The novel’s strongest thread is Megan’s emotional journey. Her anger, embarrassment, loyalty, and impulsive choices feel convincingly age-true, and her friendship with Gabby provides a needed anchor as alliances shift. The adults, particularly Grandma BB and Pops, add warmth and perspective, reinforcing the book’s core message: strength isn’t aggression—it’s self-respect, discernment, and the ability to keep going without losing compassion.
The story blends contemporary middle-grade realism with a family-friendly espionage angle, keeping chapters readable and the pacing quick. Some moments lean into explicit “lesson” delivery, and the spy plot asks for a bit of suspension of disbelief, but the overall effect is uplifting. Readers who like stories about standing up to bullies, navigating messy friendships, and discovering courage under pressure will find a lot to enjoy here.
One-Sentence Review (Primary)
A fast-moving middle-grade story that blends bullying, friendship fallout, and a “spy kid” family secret into a warm, empowering arc about finding grit without losing heart.
Alternate One-Sentence Reviews
• A resilient, big-hearted coming-of-age tale where a science-minded girl learns that enemies can be hurting too—and that courage sometimes looks like empathy, not payback.
• A family-and-friends middle-grade adventure that pairs everyday school drama with a twist of espionage, as an eleven-year-old fights for truth, belonging, and confidence.
Book Rating
📘📘📘📘 – Strongly Recommended: A compelling, accessible middle-grade read with genuine emotional stakes, memorable supportive adults, and an empowering resilience theme, even if some lessons land a bit directly.
Pull Quotes (3–5)
- “A sharp, readable blend of middle-school realism and family-friendly intrigue, anchored by a heroine whose emotions feel authentically eleven.”
- “The book’s real power is its insistence that ‘grit’ doesn’t have to mean hardness—strength can coexist with empathy.”
- “Supportive grandparents and a steady best-friend dynamic give the story warmth, even when the stakes turn tense.”
- “A satisfying pick for readers who want bullying themes handled with heart, not cynicism.”
- “Quick chapters, clear prose, and strong forward momentum make it easy to keep turning pages.”
Market Positioning Snapshot
Ideal for middle-grade readers who enjoy contemporary school stories with a heightened twist—bullying, friendship shifts, and self-confidence—alongside a light espionage thread. Shelves well with youth-empowerment fiction and kid-centered adventure, with a tone that’s more warm and earnest than dark or gritty.
Content Notes
• Language: Mild; occasional strong-ish phrases for age level (e.g., “hell,” “crap,” “God-forsaken”).
• Violence: Mild to moderate; threats and detention elements, including armed guards and a prisoner situation, without graphic injury detail.
• Sexual Content: None; light crush energy and brief puberty-related references (e.g., shaving/bras) without sexual depiction.

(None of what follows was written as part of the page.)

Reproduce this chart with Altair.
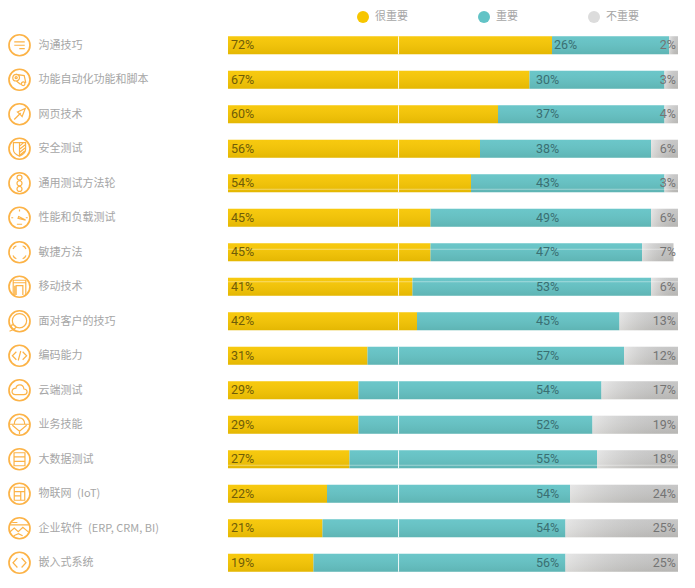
import altair as alt
import pandas as pd

categories = ["沟通技巧", "功能自动化功能和脚本", "网页技术", "安全测试", "通用测试方法轮", "性能和负载测试",
              "敏捷方法", "移动技术", "面对客户的技巧", "编码能力", "云端测试", "业务技能", "大数据测试",
              "物联网\u2002(IoT)", "企业软件\u2002(ERP, CRM, BI)", "嵌入式系统"]
very_important = [72, 67, 60, 56, 54, 45, 45, 41, 42, 31, 29, 29, 27, 22, 21, 19]
important = [26, 30, 37, 38, 43, 49, 47, 53, 45, 57, 54, 52, 55, 54, 54, 56]
not_important = [2, 3, 4, 6, 3, 6, 7, 6, 13, 12, 17, 19, 18, 24, 25, 25]
series_names = ["很重要", "重要", "不重要"]
series_colors = ["#f7c600", "#62c3c6", "#dcdcdc"]

ring_path = "M-1 0A1 1 0 1 1 1 0A1 1 0 1 1 -1 0Z"
icon_paths = [
    "M-.5 -.32H.5M-.5 0H.5M-.02 .32H.5",
    "M-.64 -.2A.32 .32 0 1 1 0 -.2A.32 .32 0 1 1 -.64 -.2M-.42 -.2A.1 .1 0 1 1 -.22 -.2A.1 .1 0 1 1 -.42 -.2M-.32 -.52L.45 -.4L.6 .3M.12 .45L-.3 .12M.18 .38A.17 .17 0 1 1 .52 .38A.17 .17 0 1 1 .18 .38",
    "M-.5 .5L.12 -.12M-.2 -.22L.55 -.55L.25 .22L.03 -.03Z",
    "M-.58 -.58H.58V.1C.58 .45 .22 .62 0 .72C-.22 .62 -.58 .45 -.58 .1ZM0 -.58V.72M.0 -.25L.4 -.58M0 .05L.58 -.4M0 .35L.56 -.1M.05 .6L.5 .2",
    "M-.24 -.54A.24 .24 0 1 1 .24 -.54A.24 .24 0 1 1 -.24 -.54M-.24 0A.24 .24 0 1 1 .24 0A.24 .24 0 1 1 -.24 0M-.24 .54A.24 .24 0 1 1 .24 .54A.24 .24 0 1 1 -.24 .54",
    "M-.08 -.12L.58 .22L-.14 .06ZM-.25 .62H.25M0 -.78V-.6M-.78 0H-.6M.78 0H.6",
    "M-.62 -.3A.7 .7 0 0 1 -.3 -.62M.3 -.62A.7 .7 0 0 1 .62 -.3M.62 .3A.7 .7 0 0 1 .3 .62M-.3 .62A.7 .7 0 0 1 -.62 .3M-.56 -.46L-.44 -.56M.46 -.56L.56 -.44M.56 .44L.44 .56M-.44 .56L-.56 .46",
    "M-.6 .78V-.62H.6V.78M-.6 -.38H.6M-.32 .78V-.1H.32V.78M-.45 -.1V.78",
    "M-.68 -.05A.68 .68 0 1 1 .68 -.05A.68 .68 0 1 1 -.68 -.05M-.95 .95C-.4 .75 -.1 .5 -.6 .35C-.95 .3 -.85 .65 -.4 .85",
    "M-.3 -.38L-.68 0L-.3 .38M.3 -.38L.68 0L.3 .38M.12 -.45L-.12 .45",
    "M-.4 .42H.42C.82 .42 .82 -.12 .42 -.12C.36 -.62 -.26 -.62 -.34 -.2C-.8 -.2 -.84 .42 -.4 .42Z",
    "M-.95 -.05H.95M-.5 -.05C-.5 -.85 .5 -.85 .5 -.05M-.68 .05L0 .62L.68 .05M0 .62V.9",
    "M-.52 -.62H.52V.62H-.52ZM-.52 -.22H.52M-.52 .2H.52",
    "M-.5 -.62H.5V.62H-.5ZM-.5 -.2H.5M.12 -.2V.62M-.5 .2H.12",
    "M-.95 -.32H.95M-.7 -.55H-.2M-.92 .35L-.5 -.02L-.12 .32L.32 -.08L.92 .42M-.55 .72L-.1 .52L.3 .72",
    "M-.2 -.45L-.62 0L-.2 .45M.2 -.45L.62 0L.2 .45",
]
split_marker = [37.9]
streak_rows = [(categories[4], 6), (categories[6], -3), (categories[7], -5), (categories[12], 6)]

rows = []
for c, a, b, n in zip(categories, very_important, important, not_important):
    rows.append({"cat": c, "start": 0, "end": a, "series": series_names[0]})
    rows.append({"cat": c, "start": a, "end": a + b, "series": series_names[1]})
    rows.append({"cat": c, "start": a + b, "end": a + b + n, "series": series_names[2]})
df = pd.DataFrame(rows)

labels = pd.DataFrame({
    "cat": categories, "a": very_important, "b": important, "n": not_important,
    "a_t": [f"{v}%" for v in very_important],
    "b_t": [f"{v}%" for v in important],
    "n_t": [f"{v}%" for v in not_important],
    "b_x": [max(71, v + 3) for v in very_important],
    "zero": [0] * 16, "full": [100] * 16, "split": split_marker * 16,
})

ysc = alt.Scale(domain=categories, paddingInner=0.478, paddingOuter=0.239)
xsc = alt.Scale(domain=[0, 100], nice=False, zero=False)
Y = alt.Y("cat:N", scale=ysc, sort=None, title=None,
          axis=alt.Axis(domain=False, ticks=False, labelAlign="left", labelPadding=190, labelLimit=200,
                        labelFontSize=11, labelColor="#a6a6a6", labelFont="Noto Sans CJK SC", labelOffset=0.5,
                        grid=False))
Yp = alt.Y("cat:N", scale=ysc, sort=None)
X = alt.X("start:Q", scale=xsc, axis=None, title=None)

bars = alt.Chart(df).mark_bar().encode(
    y=Y, x=X, x2="end:Q",
    color=alt.Color("series:N", sort=series_names,
                    scale=alt.Scale(domain=series_names, range=series_colors),
                    legend=alt.Legend(title=None, orient="none", legendX=129, legendY=-17, direction="horizontal",
                                      columns=3, columnPadding=70, symbolType="circle", symbolSize=144,
                                      symbolStrokeWidth=0, labelFontSize=11, labelColor="#a6a6a6",
                                      labelFont="Noto Sans CJK SC", labelOffset=6, padding=0)),
)
shade = alt.Chart(df).mark_bar(color=alt.Gradient(
    gradient="linear", x1=0, y1=0, x2=0, y2=1,
    stops=[alt.GradientStop(offset=0, color="rgba(255,255,255,0.06)"),
           alt.GradientStop(offset=1, color="rgba(60,50,20,0.10)")])).encode(y=Yp, x=X, x2="end:Q")
grey_shade = alt.Chart(df[df.series == series_names[2]]).mark_bar(color=alt.Gradient(
    gradient="linear", x1=0, y1=0, x2=1, y2=0,
    stops=[alt.GradientStop(offset=0, color="rgba(255,255,255,0.25)"),
           alt.GradientStop(offset=1, color="rgba(0,0,0,0.10)")])).encode(y=Yp, x=X, x2="end:Q")

base = alt.Chart(labels)
split = base.mark_tick(orient="vertical", color="#ffffff", thickness=1, size=18, opacity=0.9).encode(
    y=Yp, x=alt.X("split:Q", scale=xsc))

streaks = [
    alt.Chart(pd.DataFrame({"cat": [c], "s": [0], "e": [100]})).mark_rule(
        color="#ffffff", strokeWidth=1, opacity=0.4, yOffset=off).encode(
        y=Yp, x=alt.X("s:Q", scale=xsc), x2="e:Q")
    for c, off in streak_rows
]

txt = dict(font="Roboto", fontSize=12.5, baseline="middle")
t_a = base.mark_text(align="left", dx=3, color="#6f5c08", **txt).encode(
    y=Yp, x=alt.X("zero:Q", scale=xsc), text="a_t:N")
t_b = base.mark_text(align="center", color="#3a6f72", **txt).encode(
    y=Yp, x=alt.X("b_x:Q", scale=xsc), text="b_t:N")
t_n = base.mark_text(align="right", dx=-2, color="#747474", **txt).encode(
    y=Yp, x=alt.X("full:Q", scale=xsc), text="n_t:N")

icons = pd.DataFrame({"cat": categories, "icon": icon_paths, "ring": [ring_path] * 16})
ring = alt.Chart(icons).mark_point(size=441, filled=False, color="#fcb347", strokeWidth=1.7, opacity=1).encode(
    y=Yp, x=alt.value(-208.5),
    shape=alt.Shape("ring:N", scale=alt.Scale(domain=[ring_path], range=[ring_path]), legend=None))
glyph = alt.Chart(icons).mark_point(
    size=441, filled=False, color="#fcb347", strokeWidth=1.2, opacity=1).encode(
    y=Yp, x=alt.value(-208.5),
    shape=alt.Shape("icon:N", scale=alt.Scale(domain=icon_paths, range=icon_paths), legend=None))

chart = alt.layer(bars, shade, grey_shade, split, *streaks, t_a, t_b, t_n, ring, glyph).resolve_scale(
    shape="independent"
).properties(
    width=450, height=552, padding={"left": 220, "top": 20, "right": 0, "bottom": 0},
    autosize=alt.AutoSizeParams(type="none"), background="#ffffff",
).configure_view(stroke=None)

chart.save("out.html", embed_options={"renderer": "svg", "actions": False})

• Drugs/Alcohol: Present; underage cigarette smoking and references to an adult “drunk” parent.
• Sensitive Topics: Bullying, grief (death of a parent), neglect/unstable home life, war-related loss/trauma references, fear and anxiety tied to family danger.
ReadSafe Rating
• Rating: PG-13
• Labels: V, DA, ST
• Explanation: The book includes moderate-intensity threat material tied to espionage and detention (including armed men and restraint), plus underage cigarette smoking and references to adult alcoholism. Themes of bullying, grief, and unstable home life recur, though nothing is depicted with graphic violence or explicit sexual content.